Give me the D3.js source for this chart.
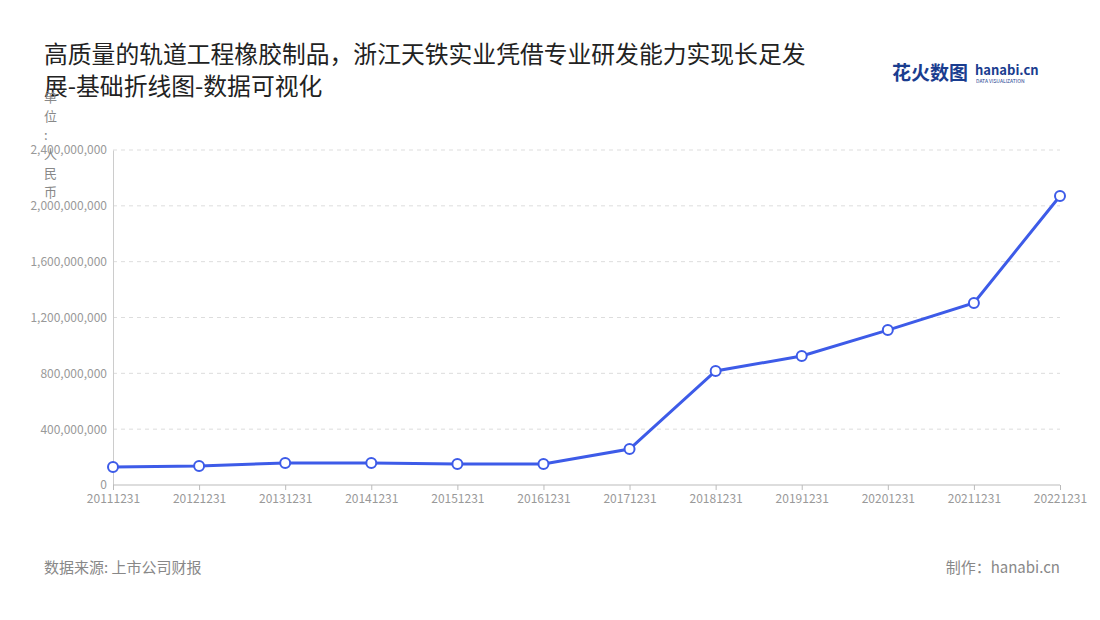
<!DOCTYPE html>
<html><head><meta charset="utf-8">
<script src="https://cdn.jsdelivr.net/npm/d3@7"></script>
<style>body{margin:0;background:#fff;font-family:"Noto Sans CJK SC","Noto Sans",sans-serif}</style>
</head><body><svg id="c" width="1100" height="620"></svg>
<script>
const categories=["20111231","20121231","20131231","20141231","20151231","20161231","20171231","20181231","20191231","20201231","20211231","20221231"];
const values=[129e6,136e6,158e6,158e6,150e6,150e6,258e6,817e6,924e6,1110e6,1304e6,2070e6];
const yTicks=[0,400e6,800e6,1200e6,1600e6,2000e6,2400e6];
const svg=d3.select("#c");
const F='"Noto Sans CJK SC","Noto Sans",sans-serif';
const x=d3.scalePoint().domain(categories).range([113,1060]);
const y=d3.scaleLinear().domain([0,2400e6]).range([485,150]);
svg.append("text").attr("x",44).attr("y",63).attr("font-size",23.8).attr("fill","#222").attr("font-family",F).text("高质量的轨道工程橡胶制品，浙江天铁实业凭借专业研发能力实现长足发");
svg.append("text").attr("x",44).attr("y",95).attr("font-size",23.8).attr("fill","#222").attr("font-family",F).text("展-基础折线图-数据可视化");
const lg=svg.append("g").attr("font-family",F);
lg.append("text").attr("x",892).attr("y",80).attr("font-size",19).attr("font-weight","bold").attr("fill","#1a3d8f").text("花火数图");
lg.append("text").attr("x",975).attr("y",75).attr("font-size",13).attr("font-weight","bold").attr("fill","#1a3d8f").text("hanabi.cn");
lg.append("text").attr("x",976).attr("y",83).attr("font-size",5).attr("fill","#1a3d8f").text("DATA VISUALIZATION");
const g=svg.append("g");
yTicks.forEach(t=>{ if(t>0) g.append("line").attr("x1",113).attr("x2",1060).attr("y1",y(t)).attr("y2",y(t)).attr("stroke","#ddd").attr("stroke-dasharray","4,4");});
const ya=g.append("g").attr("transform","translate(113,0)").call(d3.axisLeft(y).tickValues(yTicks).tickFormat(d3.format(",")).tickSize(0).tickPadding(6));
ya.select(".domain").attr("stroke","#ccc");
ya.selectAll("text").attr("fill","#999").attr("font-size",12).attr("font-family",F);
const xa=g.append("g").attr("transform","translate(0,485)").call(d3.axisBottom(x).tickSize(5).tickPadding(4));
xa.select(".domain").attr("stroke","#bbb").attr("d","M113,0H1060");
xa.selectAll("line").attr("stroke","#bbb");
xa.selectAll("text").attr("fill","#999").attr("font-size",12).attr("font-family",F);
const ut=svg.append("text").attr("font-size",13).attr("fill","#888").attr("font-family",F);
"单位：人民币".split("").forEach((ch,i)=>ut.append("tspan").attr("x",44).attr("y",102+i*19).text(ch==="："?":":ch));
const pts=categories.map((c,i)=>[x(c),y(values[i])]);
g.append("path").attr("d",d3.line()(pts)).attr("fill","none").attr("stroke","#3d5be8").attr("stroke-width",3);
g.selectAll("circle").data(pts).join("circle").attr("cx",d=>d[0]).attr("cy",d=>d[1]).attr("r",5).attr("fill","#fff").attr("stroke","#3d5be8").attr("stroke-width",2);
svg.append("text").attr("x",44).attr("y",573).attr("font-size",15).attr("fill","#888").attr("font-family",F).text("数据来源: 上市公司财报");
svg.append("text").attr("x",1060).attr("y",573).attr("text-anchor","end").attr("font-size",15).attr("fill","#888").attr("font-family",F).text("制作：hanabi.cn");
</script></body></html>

——————————

> The exercise:
Copy the data word for word. Pictures do not go in the copy.

> Solution to this problem:
Give me the D3.js source for this chart.
<!DOCTYPE html>
<html><head><meta charset="utf-8">
<script src="https://cdn.jsdelivr.net/npm/d3@7"></script>
<style>body{margin:0;background:#fff;font-family:"Noto Sans CJK SC","Noto Sans",sans-serif}</style>
</head><body><svg id="c" width="1100" height="620"></svg>
<script>
const categories=["20111231","20121231","20131231","20141231","20151231","20161231","20171231","20181231","20191231","20201231","20211231","20221231"];
const values=[129e6,136e6,158e6,158e6,150e6,150e6,258e6,817e6,924e6,1110e6,1304e6,2070e6];
const yTicks=[0,400e6,800e6,1200e6,1600e6,2000e6,2400e6];
const svg=d3.select("#c");
const F='"Noto Sans CJK SC","Noto Sans",sans-serif';
const x=d3.scalePoint().domain(categories).range([113,1060]);
const y=d3.scaleLinear().domain([0,2400e6]).range([485,150]);
svg.append("text").attr("x",44).attr("y",63).attr("font-size",23.8).attr("fill","#222").attr("font-family",F).text("高质量的轨道工程橡胶制品，浙江天铁实业凭借专业研发能力实现长足发");
svg.append("text").attr("x",44).attr("y",95).attr("font-size",23.8).attr("fill","#222").attr("font-family",F).text("展-基础折线图-数据可视化");
const lg=svg.append("g").attr("font-family",F);
lg.append("text").attr("x",892).attr("y",80).attr("font-size",19).attr("font-weight","bold").attr("fill","#1a3d8f").text("花火数图");
lg.append("text").attr("x",975).attr("y",75).attr("font-size",13).attr("font-weight","bold").attr("fill","#1a3d8f").text("hanabi.cn");
lg.append("text").attr("x",976).attr("y",83).attr("font-size",5).attr("fill","#1a3d8f").text("DATA VISUALIZATION");
const g=svg.append("g");
yTicks.forEach(t=>{ if(t>0) g.append("line").attr("x1",113).attr("x2",1060).attr("y1",y(t)).attr("y2",y(t)).attr("stroke","#ddd").attr("stroke-dasharray","4,4");});
const ya=g.append("g").attr("transform","translate(113,0)").call(d3.axisLeft(y).tickValues(yTicks).tickFormat(d3.format(",")).tickSize(0).tickPadding(6));
ya.select(".domain").attr("stroke","#ccc");
ya.selectAll("text").attr("fill","#999").attr("font-size",12).attr("font-family",F);
const xa=g.append("g").attr("transform","translate(0,485)").call(d3.axisBottom(x).tickSize(5).tickPadding(4));
xa.select(".domain").attr("stroke","#bbb").attr("d","M113,0H1060");
xa.selectAll("line").attr("stroke","#bbb");
xa.selectAll("text").attr("fill","#999").attr("font-size",12).attr("font-family",F);
const ut=svg.append("text").attr("font-size",13).attr("fill","#888").attr("font-family",F);
"单位：人民币".split("").forEach((ch,i)=>ut.append("tspan").attr("x",44).attr("y",102+i*19).text(ch==="："?":":ch));
const pts=categories.map((c,i)=>[x(c),y(values[i])]);
g.append("path").attr("d",d3.line()(pts)).attr("fill","none").attr("stroke","#3d5be8").attr("stroke-width",3);
g.selectAll("circle").data(pts).join("circle").attr("cx",d=>d[0]).attr("cy",d=>d[1]).attr("r",5).attr("fill","#fff").attr("stroke","#3d5be8").attr("stroke-width",2);
svg.append("text").attr("x",44).attr("y",573).attr("font-size",15).attr("fill","#888").attr("font-family",F).text("数据来源: 上市公司财报");
svg.append("text").attr("x",1060).attr("y",573).attr("text-anchor","end").attr("font-size",15).attr("fill","#888").attr("font-family",F).text("制作：hanabi.cn");
</script></body></html>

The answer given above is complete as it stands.